There MUST be no unpatched vulnerabilities of medium or high severity that have been publicly known for more than 60 days.
The vulnerability must be patched and released by the project itself (patches may be developed elsewhere). A vulnerability becomes publicly known (for this purpose) once it has a CVE with publicly released non-paywalled information (reported, for example, in the
National Vulnerability Database) or when the project has been informed and the information has been released to the public (possibly by the project). A vulnerability is medium to high severity if its
CVSS 2.0 base score is 4 or higher.
Note: this means that users might be left vulnerable to all attackers worldwide for up to 60 days. This criterion is often much easier to meet than what Google recommends in
Rebooting responsible disclosure, because Google recommends that the 60-day period start when the project is notified
even if the report is not public. Also note that this badge criterion, like other criteria, applies to the individual project.

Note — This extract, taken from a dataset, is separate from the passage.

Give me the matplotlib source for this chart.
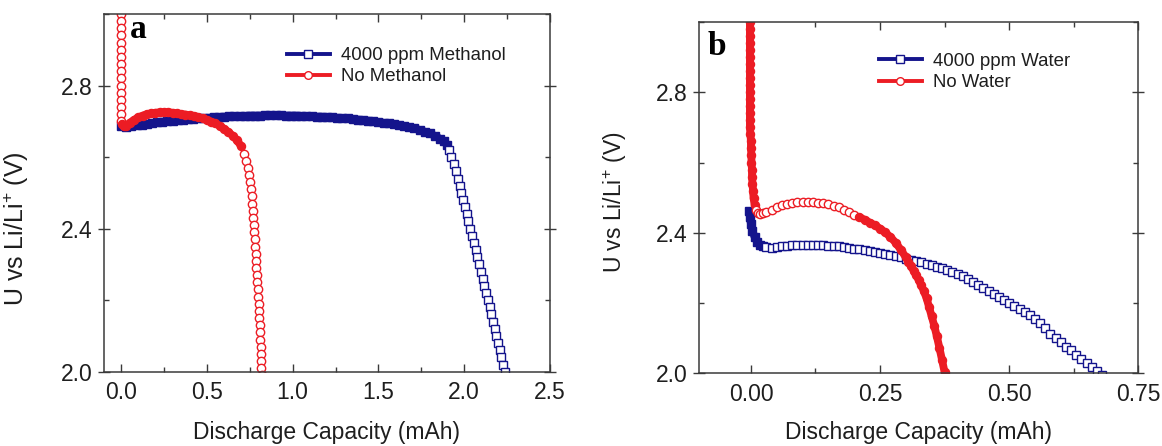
import matplotlib
matplotlib.use("Agg")
import matplotlib.pyplot as plt
from matplotlib.lines import Line2D
from matplotlib.ticker import MultipleLocator

plt.rcParams['font.family'] = ['Liberation Sans', 'DejaVu Sans']
plt.rcParams['mathtext.fontset'] = 'custom'
plt.rcParams['mathtext.rm'] = 'Liberation Sans'
plt.rcParams['mathtext.default'] = 'regular'

# ---------------- panel a: methanol ----------------
# 4000 ppm methanol: plateau, then the final drop
a_meoh_flat_x = [0.00, 0.03, 0.06, 0.09, 0.12, 0.15, 0.18, 0.21, 0.24, 0.27,
                 0.30, 0.33, 0.36, 0.39, 0.42, 0.45, 0.48, 0.51, 0.54, 0.57,
                 0.60, 0.63, 0.66, 0.69, 0.72, 0.75, 0.78, 0.81, 0.84, 0.87,
                 0.90, 0.93, 0.96, 0.99, 1.02, 1.05, 1.08, 1.11, 1.14, 1.17,
                 1.20, 1.23, 1.26, 1.29, 1.32, 1.35, 1.38, 1.41, 1.44, 1.47,
                 1.50, 1.53, 1.56, 1.59, 1.62, 1.65, 1.68, 1.71, 1.74, 1.77,
                 1.80, 1.83, 1.86, 1.88, 1.90]
a_meoh_flat_v = [2.686, 2.684, 2.686, 2.689, 2.691, 2.693, 2.695, 2.697, 2.699, 2.700,
                 2.702, 2.703, 2.704, 2.706, 2.707, 2.708, 2.709, 2.710, 2.711, 2.712,
                 2.713, 2.714, 2.714, 2.715, 2.715, 2.716, 2.716, 2.716, 2.717, 2.717,
                 2.717, 2.717, 2.716, 2.716, 2.716, 2.715, 2.715, 2.714, 2.713, 2.713,
                 2.712, 2.711, 2.710, 2.709, 2.708, 2.706, 2.705, 2.703, 2.702, 2.700,
                 2.698, 2.696, 2.694, 2.692, 2.690, 2.687, 2.684, 2.680, 2.676, 2.671,
                 2.666, 2.659, 2.651, 2.644, 2.634]
a_meoh_drop_x = [1.912, 1.925, 1.940, 1.952, 1.962, 1.973, 1.983, 1.994, 2.004, 2.014,
                 2.025, 2.035, 2.046, 2.056, 2.066, 2.077, 2.087, 2.097, 2.108, 2.118,
                 2.129, 2.139, 2.149, 2.159, 2.169, 2.179, 2.188, 2.198, 2.207, 2.217,
                 2.228, 2.240, 2.252]
a_meoh_drop_v = [2.62, 2.60, 2.58, 2.56, 2.54, 2.52, 2.50, 2.48, 2.46, 2.44,
                 2.42, 2.40, 2.38, 2.36, 2.34, 2.32, 2.30, 2.28, 2.26, 2.24,
                 2.22, 2.20, 2.18, 2.16, 2.14, 2.12, 2.10, 2.08, 2.06, 2.04,
                 2.02, 2.00, 1.98]

# no methanol: initial spike, plateau, final drop
a_none_spike_x = [0.000, 0.000, 0.000, 0.000, 0.000, 0.000, 0.000, 0.000, 0.000, 0.000,
                  0.000, 0.000, 0.000, 0.000, 0.000, 0.000, 0.001, 0.002]
a_none_spike_v = [3.04, 3.02, 3.00, 2.98, 2.96, 2.94, 2.92, 2.90, 2.88, 2.86,
                  2.84, 2.82, 2.80, 2.78, 2.76, 2.74, 2.72, 2.70]
a_none_flat_x = [0.005, 0.015, 0.030, 0.050, 0.075, 0.100, 0.125, 0.150, 0.175, 0.200,
                 0.225, 0.250, 0.275, 0.300, 0.325, 0.350, 0.375, 0.400, 0.425, 0.450,
                 0.475, 0.500, 0.525, 0.550, 0.575, 0.600, 0.625, 0.650, 0.675, 0.700]
a_none_flat_v = [2.692, 2.686, 2.688, 2.696, 2.704, 2.711, 2.716, 2.720, 2.722, 2.724,
                 2.725, 2.725, 2.725, 2.724, 2.722, 2.720, 2.719, 2.717, 2.715, 2.712,
                 2.708, 2.704, 2.699, 2.694, 2.687, 2.679, 2.670, 2.660, 2.647, 2.630]
a_none_drop_x = [0.716, 0.730, 0.738, 0.745, 0.751, 0.756, 0.760, 0.763, 0.766, 0.769,
                 0.772, 0.775, 0.778, 0.781, 0.784, 0.786, 0.789, 0.792, 0.794, 0.797,
                 0.799, 0.802, 0.804, 0.806, 0.808, 0.810, 0.812, 0.814, 0.815, 0.817,
                 0.818, 0.820]
a_none_drop_v = [2.61, 2.59, 2.57, 2.55, 2.53, 2.51, 2.49, 2.47, 2.45, 2.43,
                 2.41, 2.39, 2.37, 2.35, 2.33, 2.31, 2.29, 2.27, 2.25, 2.23,
                 2.21, 2.19, 2.17, 2.15, 2.13, 2.11, 2.09, 2.07, 2.05, 2.03,
                 2.01, 1.99]

# ---------------- panel b: water ----------------
b_water_knee_x = [-0.003, -0.002, 0.000, 0.003, 0.007, 0.012, 0.018, 0.024]
b_water_knee_v = [2.462, 2.445, 2.425, 2.405, 2.388, 2.375, 2.366, 2.361]
b_water_flat_x = [0.03, 0.04, 0.05, 0.06, 0.07, 0.08, 0.09, 0.10, 0.11, 0.12,
                  0.13, 0.14, 0.15, 0.16, 0.17, 0.18, 0.19, 0.20, 0.21, 0.22,
                  0.23, 0.24, 0.25, 0.26, 0.27, 0.28, 0.29, 0.30,
                  0.31, 0.32, 0.33, 0.34, 0.35, 0.36, 0.37, 0.38, 0.39, 0.40,
                  0.41, 0.42, 0.43, 0.44, 0.45, 0.46, 0.47, 0.48, 0.49, 0.50,
                  0.51, 0.52, 0.53, 0.54, 0.55, 0.56, 0.57, 0.58, 0.59, 0.60,
                  0.61, 0.62, 0.63, 0.64, 0.65, 0.66, 0.67, 0.68]
b_water_flat_v = [2.359, 2.358, 2.359, 2.361, 2.362, 2.364, 2.365, 2.365, 2.365, 2.365,
                  2.365, 2.364, 2.363, 2.362, 2.361, 2.359, 2.357, 2.355, 2.353, 2.351,
                  2.349, 2.346, 2.343, 2.340, 2.337, 2.334, 2.330, 2.325,
                  2.322, 2.319, 2.316, 2.312, 2.308, 2.304, 2.300, 2.295, 2.289, 2.283,
                  2.276, 2.269, 2.261, 2.252, 2.244, 2.235, 2.227, 2.218, 2.209, 2.200,
                  2.192, 2.183, 2.174, 2.165, 2.155, 2.143, 2.128, 2.113, 2.100, 2.088,
                  2.076, 2.065, 2.053, 2.042, 2.030, 2.018, 2.006, 1.995]

b_none_spike_x = [-0.002, -0.002, -0.002, -0.002, -0.002, -0.002, -0.002, -0.002, -0.002, -0.002,
                  -0.002, -0.002, -0.002, -0.002, -0.002, -0.002, -0.002, -0.002,
                  -0.001, 0.000, 0.000, 0.001, 0.001, 0.002, 0.002, 0.003, 0.004, 0.005, 0.007]
b_none_spike_v = [3.04, 3.02, 3.00, 2.98, 2.96, 2.94, 2.92, 2.90, 2.88, 2.86,
                  2.84, 2.82, 2.80, 2.78, 2.76, 2.74, 2.72, 2.70,
                  2.68, 2.66, 2.64, 2.62, 2.60, 2.58, 2.56, 2.54, 2.52, 2.50, 2.48]
b_none_hump_x = [0.010, 0.013, 0.018, 0.024,
                 0.03, 0.04, 0.05, 0.06, 0.07, 0.08, 0.09, 0.10, 0.11, 0.12,
                 0.13, 0.14, 0.15, 0.16, 0.17, 0.18, 0.19, 0.20]
b_none_hump_v = [2.465, 2.456, 2.453, 2.455,
                 2.459, 2.465, 2.472, 2.478, 2.482, 2.485, 2.487, 2.488, 2.488, 2.488,
                 2.486, 2.484, 2.481, 2.477, 2.472, 2.466, 2.459, 2.452]
b_none_drop_x = [0.21, 0.22, 0.23, 0.24, 0.25, 0.26, 0.27, 0.28, 0.29, 0.30,
                 0.305, 0.310, 0.315, 0.320, 0.325, 0.330, 0.335, 0.340, 0.345, 0.350,
                 0.355, 0.360, 0.365, 0.370, 0.375, 0.380]
b_none_drop_v = [2.445, 2.437, 2.429, 2.421, 2.412, 2.401, 2.388, 2.372, 2.352, 2.330,
                 2.318, 2.305, 2.292, 2.279, 2.265, 2.250, 2.233, 2.214, 2.188, 2.162,
                 2.135, 2.105, 2.072, 2.038, 2.003, 1.968]

labels_a = ["4000 ppm Methanol", "No Methanol"]
labels_b = ["4000 ppm Water", "No Water"]

BLUE = "#14148c"
RED = "#ec1c24"
SPINE = "#3a3a3a"
TEXT = "#1e1e1e"

fig = plt.figure(figsize=(11.62, 4.46), dpi=100)
ax_a = fig.add_axes([0.0895, 0.1666, 0.3838, 0.802])
ax_b = fig.add_axes([0.6018, 0.1630, 0.3778, 0.7877])


def draw_curve(ax, segments, color, marker):
    """Line + symbol curve; dense stretches are drawn as a solid band,
    sparse stretches show the open symbols."""
    all_x = [x for seg in segments for x in seg[0]]
    all_v = [v for seg in segments for v in seg[1]]
    ax.plot(all_x, all_v, color=color, lw=1.2, zorder=2)
    for x, v, solid in segments:
        if solid:
            ax.plot(x, v, color=color, lw=5.6, marker=marker, ms=5.8,
                    mfc=color, mec=color, mew=1.0, solid_capstyle='round', zorder=2)
        else:
            ax.plot(x, v, ls='none', marker=marker, ms=6.0,
                    mfc='white', mec=color, mew=1.0, zorder=2)


def style_axes(ax, xlim, xmaj, xmin, ylabel_size):
    ax.set_xlim(*xlim)
    ax.set_ylim(2.0, 3.0)
    ax.xaxis.set_major_locator(MultipleLocator(xmaj))
    ax.xaxis.set_minor_locator(MultipleLocator(xmin))
    ax.yaxis.set_major_locator(MultipleLocator(0.4))
    ax.yaxis.set_minor_locator(MultipleLocator(0.2))
    ax.tick_params(which='both', direction='in', top=True, right=True,
                   color=SPINE, width=1.0, labelsize=16.5, labelcolor=TEXT)
    ax.tick_params(which='major', length=6, pad=7)
    ax.tick_params(which='minor', length=3.5)
    ax.tick_params(axis='y', which='major', direction='inout', length=9, pad=4)
    for s in ax.spines.values():
        s.set_color(SPINE)
        s.set_linewidth(1.1)
    ax.set_xlabel("Discharge Capacity (mAh)", fontsize=16.5, color=TEXT)
    ax.xaxis.label.set_va('baseline')
    ax.set_ylabel("U vs Li/Li$^{+}$ (V)", fontsize=ylabel_size, color=TEXT)


def add_legend(ax, labels, anchor):
    handles = [
        Line2D([], [], color=BLUE, lw=2.8, marker='s', ms=5.5, mfc='white', mec=BLUE, mew=1.0),
        Line2D([], [], color=RED, lw=2.8, marker='o', ms=5.5, mfc='white', mec=RED, mew=1.0),
    ]
    ax.legend(handles, labels, loc='upper left', bbox_to_anchor=anchor, frameon=False,
              fontsize=13.4, handlelength=2.3, handletextpad=0.6, labelspacing=0.22,
              borderpad=0.0, borderaxespad=0.0, labelcolor=TEXT)


# panel a
draw_curve(ax_a, [(a_meoh_flat_x, a_meoh_flat_v, True),
                  (a_meoh_drop_x, a_meoh_drop_v, False)], BLUE, 's')
draw_curve(ax_a, [(a_none_spike_x, a_none_spike_v, False),
                  (a_none_flat_x, a_none_flat_v, True),
                  (a_none_drop_x, a_none_drop_v, False)], RED, 'o')
style_axes(ax_a, (-0.1, 2.5), 0.5, 0.25, 18)
ax_a.xaxis.set_label_coords(0.5, -0.189)
ax_a.yaxis.set_label_coords(-0.164, 0.40)
add_legend(ax_a, labels_a, (0.41, 0.907))
ax_a.text(0.058, 0.933, "a", transform=ax_a.transAxes, family='Liberation Serif',
          fontweight='bold', fontsize=24, ha='left', va='baseline')

# panel b
draw_curve(ax_b, [(b_water_knee_x, b_water_knee_v, True),
                  (b_water_flat_x, b_water_flat_v, False)], BLUE, 's')
draw_curve(ax_b, [(b_none_spike_x, b_none_spike_v, True),
                  (b_none_hump_x, b_none_hump_v, False),
                  (b_none_drop_x, b_none_drop_v, True)], RED, 'o')
style_axes(ax_b, (-0.1, 0.75), 0.25, 0.125, 16.5)
ax_b.xaxis.set_label_coords(0.5, -0.188)
ax_b.yaxis.set_label_coords(-0.160, 0.488)
add_legend(ax_b, labels_b, (0.409, 0.912))
ax_b.text(0.018, 0.906, "b", transform=ax_b.transAxes, family='Liberation Serif',
          fontweight='bold', fontsize=24, ha='left', va='baseline')

fig.savefig("out.png", dpi=100)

Some projects are part of larger umbrella organizations or larger projects, possibly in multiple layers, and many projects feed their results to other organizations and projects as part of a potentially-complex supply chain. An individual project often cannot control the rest, but an individual project can work to release a vulnerability patch in a timely way. Therefore, we focus solely on the individual project's response time. Once a patch is available from the individual project, others can determine how to deal with the patch (e.g., they can update to the newer version or they can apply just the patch as a cherry-picked solution).